"You know why. I'm protecting your virtue," I said, sighing. She must really have no clue about what she does to me.

"My virtue?"

I chuckled softly. Time to dish out the truth. "I guess I'm protecting mine too."

She pursed her lips for a second before she spoke. "You know, there are an awful lot of stories about you and all the girls you've deflowered floating around the school." She watched me carefully.

"And that's exactly what they are, stories," I replied, rubbing my face under her chin to catch a whiff of her sweet smelling perfume.

Unfortunately, it didn't distract her for long. "So, you're saying you've never been with a girl, like that, before?"

"That's what I'm saying." I hoped she wouldn't think me less manly because of it. Most of the guys I knew, who were my age, were sexually active. Some weren't, but Brad was the only one I knew who was choosing not to do it, yet. If the media was to be believed, it was practically unheard of for a guy my age to not be having sex.

"Doesn't it bother you that people think things about you that aren't true?"

I shrugged. "Why should I care? I know who I am. That's all that matters." I had my reasons for choosing to live as I did. I couldn't care less what other people thought about me.

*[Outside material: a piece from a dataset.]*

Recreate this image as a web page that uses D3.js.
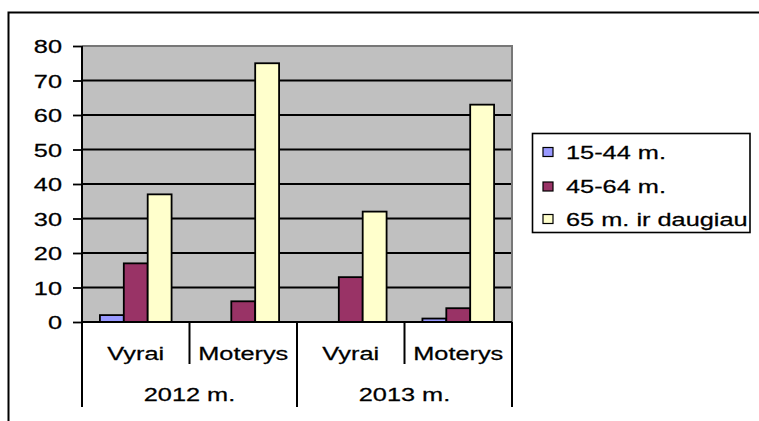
<!DOCTYPE html>
<html>
<head>
<meta charset="utf-8">
<script src="https://cdn.jsdelivr.net/npm/d3@7"></script>
<style>
  html, body { margin: 0; padding: 0; background: #fff; }
  svg { display: block; }
  text { font-family: "Liberation Sans", Arial, sans-serif; fill: #000; stroke: #000; stroke-width: 0.25px; }
</style>
</head>
<body>
<svg id="chart" width="759" height="421"></svg>
<script>
// ---- data ----
const years = ["2012 m.", "2013 m."];
const genders = ["Vyrai", "Moterys"];
const seriesNames = ["15-44 m.", "45-64 m.", "65 m. ir daugiau"];
const s15_44 = [2, 0, 0, 1];
const s45_64 = [17, 6, 13, 4];
const s65plus = [37, 75, 32, 63];
const yTicks = [0, 10, 20, 30, 40, 50, 60, 70, 80];

const seriesValues = [s15_44, s45_64, s65plus];
const colors = ["#9999FF", "#993366", "#FFFFCC"];

// categories: year x gender
const categories = [];
years.forEach(y => genders.forEach(g => categories.push({ year: y, gender: g, key: y + "|" + g })));

const svg = d3.select("#chart");
const FS = 18.5, SX = 1.37;

// outer chart border (extends beyond the picture)
svg.append("rect").attr("x", 8.5).attr("y", 12.5).attr("width", 900).attr("height", 600)
  .attr("fill", "none").attr("stroke", "#000").attr("stroke-width", 2);

const plot = { left: 82, right: 512, top: 46, bottom: 322 };
const y = d3.scaleLinear().domain([0, 80]).range([plot.bottom, plot.top]);
const x0 = d3.scaleBand().domain(categories.map(c => c.key)).range([plot.left, plot.right]).padding(0);
const x1 = d3.scaleBand().domain(seriesNames).range([0, x0.bandwidth()]).paddingInner(0).paddingOuter(0.75);

// plot area
svg.append("rect").attr("x", plot.left).attr("y", plot.top)
  .attr("width", plot.right - plot.left).attr("height", plot.bottom - plot.top)
  .attr("fill", "#C0C0C0");

// gridlines
svg.append("g").selectAll("line").data(yTicks.filter(t => t > 0 && t < 80)).join("line")
  .attr("x1", plot.left).attr("x2", plot.right)
  .attr("y1", d => y(d)).attr("y2", d => y(d))
  .attr("stroke", "#000").attr("stroke-width", 1.8);

// plot area top & right border (gray)
svg.append("path")
  .attr("d", `M${plot.left},${plot.top}H${plot.right}V${plot.bottom}`)
  .attr("fill", "none").attr("stroke", "#777").attr("stroke-width", 2);

// bars
const gBars = svg.append("g");
seriesValues.forEach((vals, si) => {
  gBars.selectAll(null).data(categories.map((c, i) => ({ c, v: vals[i] }))).join("rect")
    .attr("x", d => x0(d.c.key) + x1(seriesNames[si]))
    .attr("y", d => y(d.v))
    .attr("width", x1.bandwidth())
    .attr("height", d => y(0) - y(d.v))
    .attr("fill", colors[si])
    .attr("stroke", "#000").attr("stroke-width", 1.8);
});

// y axis
const yAxis = d3.axisLeft(y).tickValues(yTicks).tickSize(9).tickPadding(11);
const gy = svg.append("g").attr("transform", `translate(${plot.left},0)`).call(yAxis);
gy.select(".domain").remove();
gy.selectAll(".tick line").attr("stroke", "#000").attr("stroke-width", 1.8);
gy.selectAll(".tick text").attr("font-size", FS)
  .attr("font-family", "Liberation Sans, Arial, sans-serif")
  .attr("fill", "#000")
  .each(function () {
    const t = d3.select(this);
    const xx = +t.attr("x");
    t.attr("x", null).attr("dy", "0.36em")
      .attr("transform", `translate(${xx},0) scale(${SX},1)`);
  });

// y axis line extends to the bottom of the category table
const tableBottom = 407, innerBottom = 364;
svg.append("line").attr("x1", plot.left).attr("x2", plot.left)
  .attr("y1", plot.top).attr("y2", tableBottom).attr("stroke", "#000").attr("stroke-width", 2);
// x axis line
svg.append("line").attr("x1", plot.left).attr("x2", plot.right)
  .attr("y1", y(0)).attr("y2", y(0)).attr("stroke", "#000").attr("stroke-width", 2);

// category table separators
const yearBounds = years.map(yr => {
  const ks = categories.filter(c => c.year === yr).map(c => c.key);
  return { year: yr, x0: x0(ks[0]), x1: x0(ks[ks.length - 1]) + x0.bandwidth() };
});
svg.append("g").selectAll("line").data(yearBounds).join("line")
  .attr("x1", d => d.x1).attr("x2", d => d.x1)
  .attr("y1", y(0)).attr("y2", tableBottom).attr("stroke", "#000").attr("stroke-width", 2);
svg.append("g").selectAll("line").data(categories.filter(c => c.gender === genders[0])).join("line")
  .attr("x1", d => x0(d.key) + x0.bandwidth()).attr("x2", d => x0(d.key) + x0.bandwidth())
  .attr("y1", y(0)).attr("y2", innerBottom).attr("stroke", "#000").attr("stroke-width", 2);

// category labels
svg.append("g").selectAll("text").data(categories).join("text")
  .attr("transform", d => `translate(${x0(d.key) + x0.bandwidth() / 2},${353}) scale(${SX},1)`)
  .attr("text-anchor", "middle").attr("dy", "0.36em").attr("font-size", FS)
  .text(d => d.gender);
svg.append("g").selectAll("text").data(yearBounds).join("text")
  .attr("transform", d => `translate(${(d.x0 + d.x1) / 2},${394}) scale(${SX},1)`)
  .attr("text-anchor", "middle").attr("dy", "0.36em").attr("font-size", FS)
  .text(d => d.year);

// legend
const leg = svg.append("g");
leg.append("rect").attr("x", 532.5).attr("y", 133.5).attr("width", 217.5).attr("height", 99)
  .attr("fill", "#fff").attr("stroke", "#000").attr("stroke-width", 1.6);
const rowY = [152, 186.5, 219];
const li = leg.selectAll("g.item").data(seriesNames).join("g").attr("class", "item");
li.append("rect").attr("x", 543).attr("y", (d, i) => rowY[i] - 4.5)
  .attr("width", 10).attr("height", 9)
  .attr("fill", (d, i) => colors[i]).attr("stroke", "#000").attr("stroke-width", 1.2);
li.append("text")
  .attr("transform", (d, i) => `translate(566,${rowY[i]}) scale(${SX},1)`)
  .attr("dy", "0.36em").attr("font-size", FS).text(d => d);
</script>
</body>
</html>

"Well, I'm sure people are thinking the same thing about the two of us."

"Let them think it." Sitting a little higher, I stared at her. "Does it bother you?" I might not be bothered by the opinion of others, but I definitely didn't want her to suffer because of it.

"No." She paused for a moment, and I could sense her hesitation. "I wish it were true, sometimes."

Sighing, I closed my eyes, battling for control. If she removed the barriers between us, I was sure I'd fail. Opening my eyes, I stared, drinking in the sight of her.

"You've got to know I want you more than anything in this world, Portia. Emotionally, physically, magically, mentally, I want it all—to possess every inch of your being."

Reaching out, I ran my fingertips across her face, stroking down the side of it. Touching her was exactly the wrong thing to do, because it only served to finish igniting the process inside me. Desire washed through me, and I was lost. I didn't care anymore; my great resolve was gone. I simply needed to kiss her.

She dragged me closer, opening her mouth and I took complete advantage, dipping my tongue inside to meet hers. Wrapping her tightly against me, my hand drifted to grab her hair, pressing her even closer. Her emotions flooded through me, a lethal cocktail of love, lust, and desire that matched my own. We were dangerous—explosive—a nuclear reaction waiting to happen.

Our tangling together pushed the quilt out of the way, and I slid my body over her slight frame, groaning as she wrapped her legs around my waist. Her hand slid under my shirt, running up and down my back.

Trailing away from her mouth, I kissed her neck, pausing to nip her skin in various places as I moved lower. Reaching her collarbone, I ran my tongue along the sensitive spot I knew she had there, and she released a moan, her body arching against me.

Sucking in a tortured breath, I pulled away. "No," I said, apparently not too convincing because she dragged me back to her mouth.

Our lips and tongues met once more, and I knew it was now or never. If I didn't stop this, there would be no stopping. Pulling her hands away from me, I pinned them to the bed beside her head, trying to catch my breath. She bucked beneath me, and I thought I was going to come apart right then and there.